From General to Specific: Customizing World Models
While the pre-trained world foundation models provide a powerful starting point, most real-world applications will require further specialization. The Cosmos platform includes examples of how to fine-tune these models for specific tasks:
Camera Control: By conditioning the model on camera pose information, developers can create navigable virtual worlds where users can freely explore generated environments.
Robotic Manipulation: Fine-tuning on datasets of robotic actions allows the model to better predict how objects will respond to manipulation.
Autonomous Driving: The team demonstrated how pre-trained models could be adapted for various driving-related tasks, potentially accelerating the development of self-driving technologies.
"To better protect the developers when using the world foundation models, we develop a powerful guardrail system," Li added. This system includes both a "pre-Guard" to block harmful inputs and a "post-Guard" to prevent problematic outputs.
The Road Ahead: Challenges and Potential
While the Cosmos platform represents a significant step forward, the researchers acknowledge that creating truly comprehensive world models remains an enormous challenge.
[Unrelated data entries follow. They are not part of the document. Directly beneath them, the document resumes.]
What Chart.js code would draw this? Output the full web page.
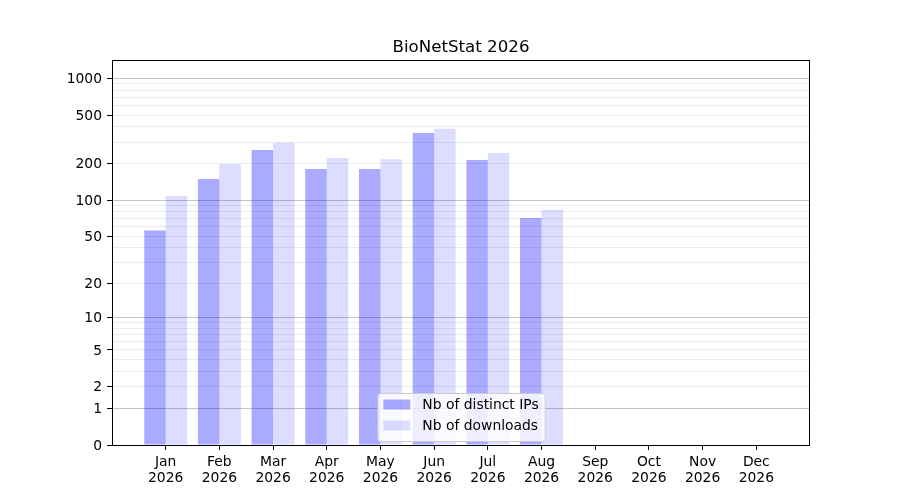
<!DOCTYPE html>
<html lang="en">
<head>
    <meta charset="UTF-8">
    <title>BioNetStat 2026</title>
    <script src="https://cdn.jsdelivr.net/npm/chart.js"></script>
    <style>
        body { margin: 0; background: #fff; }
    </style>
</head>
<body>
    <canvas id="stats" width="900" height="500"></canvas>
<script>
    const title = "BioNetStat 2026";
    const months = ["Jan", "Feb", "Mar", "Apr", "May", "Jun", "Jul", "Aug", "Sep", "Oct", "Nov", "Dec"];
    const year = "2026";
    // data only runs up to August
    const ips = [56, 149, 258, 180, 180, 356, 214, 71];
    const downloads = [108, 198, 297, 222, 217, 386, 244, 83];

    const yLabels = [0, 1, 2, 5, 10, 20, 50, 100, 200, 500, 1000];
    const yMinor = [3, 4, 6, 7, 8, 9, 30, 40, 60, 70, 80, 90, 300, 400, 600, 700, 800, 900];
    const yMajor = [0, 1, 10, 100, 1000];

    const FONT = "DejaVu Sans";

    // y axis is log10(1 + v), so 0 can sit at the bottom
    class Log1pScale extends Chart.Scale {
        static id = "log1p";
        static defaults = {};

        parse(raw) {
            if (raw === null || raw === undefined) return null;
            const v = Number(raw);
            return isFinite(v) && v >= 0 ? v : null;
        }

        determineDataLimits() {
            const { min, max } = this.getMinMax(true);
            this.min = isFinite(this.options.min) ? this.options.min : Math.max(0, min);
            this.max = isFinite(this.options.max) ? this.options.max : max;
        }

        buildTicks() {
            return yLabels.concat(yMinor)
                .sort((a, b) => a - b)
                .filter(v => v >= this.min && v <= this.max)
                .map(v => ({ value: v }));
        }

        getLabelForValue(value) {
            return String(value);
        }

        configure() {
            const start = this.min;
            super.configure();
            this._startValue = Math.log10(1 + start);
            this._valueRange = Math.log10(1 + this.max) - this._startValue;
        }

        getPixelForValue(value) {
            if (value === null || value === undefined || isNaN(value)) return NaN;
            return this.getPixelForDecimal((Math.log10(1 + value) - this._startValue) / this._valueRange);
        }

        getValueForPixel(pixel) {
            return Math.pow(10, this._startValue + this.getDecimalForPixel(pixel) * this._valueRange) - 1;
        }
    }
    Chart.register(Log1pScale);

    // frame, title and legend drawn the matplotlib way
    const decorations = {
        id: "decorations",
        afterDraw(chart) {
            const ctx = chart.ctx;
            const a = chart.chartArea;
            ctx.save();

            ctx.strokeStyle = "#000";
            ctx.lineWidth = 1;
            ctx.strokeRect(Math.round(a.left) + 0.5, Math.round(a.top) + 0.5,
                Math.round(a.right) - Math.round(a.left) - 1, Math.round(a.bottom) - Math.round(a.top));

            ctx.fillStyle = "#000";
            ctx.font = "16.67px '" + FONT + "'";
            ctx.textAlign = "center";
            ctx.textBaseline = "alphabetic";
            ctx.fillText(title, (a.left + a.right) / 2, 52.3);

            ctx.font = "13.89px '" + FONT + "'";
            ctx.textAlign = "left";
            ctx.textBaseline = "middle";
            const items = chart.data.datasets;
            const textW = Math.max(...items.map(d => ctx.measureText(d.label).width));
            const w = 6 + 27 + 12 + textW + 6;
            const h = 48;
            const x = (a.left + a.right) / 2 - w / 2;
            const y = a.bottom - 4 - h;

            ctx.beginPath();
            ctx.roundRect(x + 0.5, y + 0.5, w, h, 3);
            ctx.fillStyle = "rgba(255,255,255,0.8)";
            ctx.fill();
            ctx.strokeStyle = "#cccccc";
            ctx.stroke();

            items.forEach((d, i) => {
                const cy = y + 11.5 + i * 21;
                ctx.fillStyle = d.backgroundColor;
                ctx.fillRect(x + 6, cy - 5, 27, 10);
                ctx.fillStyle = "#000";
                ctx.fillText(d.label, x + 45, cy + 1);
            });
            ctx.restore();
        }
    };

    new Chart(document.getElementById("stats"), {
        type: "bar",
        data: {
            datasets: [{
                label: "Nb of distinct IPs",
                data: ips.map((v, i) => ({ x: i, y: v })),
                backgroundColor: "rgba(0,0,255,0.333)",
                borderWidth: 0,
                categoryPercentage: 0.8,
                barPercentage: 1.0
            }, {
                label: "Nb of downloads",
                data: downloads.map((v, i) => ({ x: i, y: v })),
                backgroundColor: "rgba(0,0,255,0.133)",
                borderWidth: 0,
                categoryPercentage: 0.8,
                barPercentage: 1.0
            }]
        },
        options: {
            responsive: false,
            animation: false,
            layout: { padding: { top: 60.3, right: 90, bottom: 0, left: 0 } },
            plugins: {
                legend: { display: false },
                title: { display: false },
                tooltip: { enabled: true }
            },
            scales: {
                x: {
                    type: "linear",
                    min: -1,
                    max: 12,
                    offset: false,
                    afterBuildTicks: scale => { scale.ticks = months.map((m, i) => ({ value: i })); },
                    afterFit: scale => { scale.height = 55; },
                    grid: {
                        offset: false,
                        drawOnChartArea: false,
                        tickLength: 5,
                        tickColor: "#000"
                    },
                    border: { display: false },
                    ticks: {
                        autoSkip: false,
                        maxRotation: 0,
                        padding: 5,
                        color: "#000",
                        font: { family: FONT, size: 13.89, lineHeight: 1.12 },
                        callback: v => months[v] ? [months[v], year] : ""
                    }
                },
                y: {
                    type: "log1p",
                    min: 0,
                    max: 1405,
                    afterFit: scale => { scale.width = 112; },
                    grid: {
                        color: c => yMajor.includes(c.tick.value) ? "rgba(150,150,150,0.55)" : "rgba(176,176,176,0.25)",
                        tickColor: c => yLabels.includes(c.tick.value) ? "#000" : "rgba(0,0,0,0)",
                        tickLength: 5,
                        lineWidth: 1
                    },
                    border: { display: false },
                    ticks: {
                        autoSkip: false,
                        padding: 5,
                        labelOffset: 1,
                        color: "#000",
                        font: { family: FONT, size: 13.89 },
                        callback: v => yLabels.includes(v) ? String(v) : ""
                    }
                }
            }
        },
        plugins: [decorations]
    });
</script>
</body>
</html>
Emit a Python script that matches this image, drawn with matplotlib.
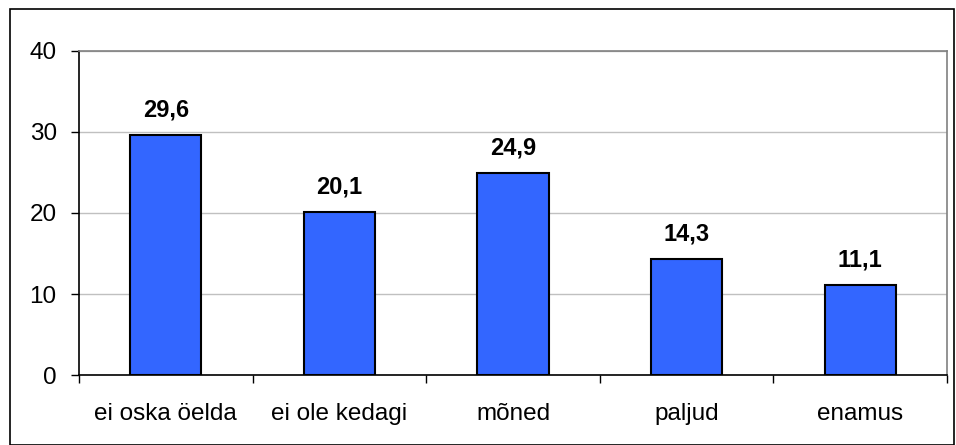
import matplotlib
matplotlib.use("Agg")
import matplotlib.pyplot as plt
from matplotlib.patches import Rectangle

categories = ["ei oska öelda", "ei ole kedagi", "mõned", "paljud", "enamus"]
values = [29.6, 20.1, 24.9, 14.3, 11.1]
value_labels = ["29,6", "20,1", "24,9", "14,3", "11,1"]
yticks = [0, 10, 20, 30, 40]

plt.rcParams['font.family'] = ['Liberation Sans', 'DejaVu Sans']

fig = plt.figure(figsize=(9.56, 4.45), dpi=100)
ax = fig.add_axes([0.0826, 0.1573, 0.9081, 0.7281])

x = list(range(len(categories)))
ax.bar(x, values, width=0.41, color="#3366FF", edgecolor="black", linewidth=1.5, zorder=3)
for xi, v, lab in zip(x, values, value_labels):
    ax.text(xi, v + 1.7, lab, ha="center", va="bottom", fontsize=17, fontweight="bold")

ax.set_xlim(-0.5, len(categories) - 0.5)
ax.set_ylim(0, 40)
ax.set_yticks(yticks)
ax.set_yticklabels([str(t) for t in yticks], fontsize=17.5)
ax.yaxis.grid(True, color="#c0c0c0", linewidth=1, zorder=0)
ax.set_axisbelow(True)

ax.set_xticks(x)
ax.set_xticklabels(categories, fontsize=17.5)
ax.tick_params(axis="x", length=0, pad=20)
ax.set_xticks([i - 0.5 for i in range(len(categories) + 1)], minor=True)
ax.tick_params(axis="x", which="minor", length=6, width=1, color="black", direction="out")
ax.tick_params(axis="y", length=6, width=1, direction="out", pad=10)

ax.spines["left"].set_color("black")
ax.spines["bottom"].set_color("black")
ax.spines["left"].set_linewidth(1.2)
ax.spines["bottom"].set_linewidth(1.2)
ax.spines["top"].set_color("#808080")
ax.spines["right"].set_color("#808080")
ax.spines["top"].set_linewidth(1.2)
ax.spines["right"].set_linewidth(1.2)

fig.patches.append(Rectangle((10/956, 0.5/445), 944/956, 436/445, transform=fig.transFigure,
                             fill=False, edgecolor="black", linewidth=1.2))

fig.savefig("out.png", dpi=100)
"Additional research is required to advance the state-of-the-art further," Li cautioned. Some key areas for improvement include:
Handling longer time horizons and more complex causal relationships
Improving the physical accuracy of simulations, especially for edge cases
Reducing computational requirements for training and inference
Ensuring models can generalize to novel scenarios not seen in training data
Despite these challenges, the potential impact of this technology is immense. World foundation models could accelerate progress across a wide range of fields:
Robotics: Faster development of more capable and flexible robots for manufacturing, healthcare, and home assistance.
Autonomous vehicles: Improved safety and decision-making in complex traffic scenarios.
Virtual and augmented reality: More realistic and interactive digital environments.
Scientific simulations: Better models for studying climate change, molecular interactions, and other complex systems.
Smart cities: Enhanced urban planning and management through accurate digital twins.
"We believe a WFM is useful to Physical AI builders in many ways," Li enthused. Beyond direct applications, these models could serve as valuable tools for policy evaluation, initializing AI agents, reinforcement learning, planning, and generating synthetic training data.
The open nature of the Cosmos platform means its full potential may only become apparent as researchers and developers worldwide begin to experiment with and build upon it.
A New Era for AI and the Physical World
NVIDIA's Cosmos World Foundation Model Platform represents a significant milestone in bridging the gap between AI and the physical world. By providing powerful tools to create realistic digital simulations, it could dramatically accelerate the development of AI systems capable of understanding and interacting with our environment.
As these technologies mature, we may see a new generation of robots, vehicles, and other AI-powered systems that can navigate the complexities of the real world with unprecedented skill and adaptability. From more efficient factories to safer roads and smarter cities, the impact could be felt across nearly every aspect of our lives.
However, as with any powerful new technology, careful consideration of ethical implications and potential risks will be crucial. Ensuring these world models are developed and deployed responsibly will be an ongoing challenge for the AI community.
For now, NVIDIA has taken an important first step by making their platform open and accessible. As researchers and developers around the globe begin to explore its possibilities, we may be witnessing the dawn of a new era in the relationship between artificial intelligence and the physical world around us.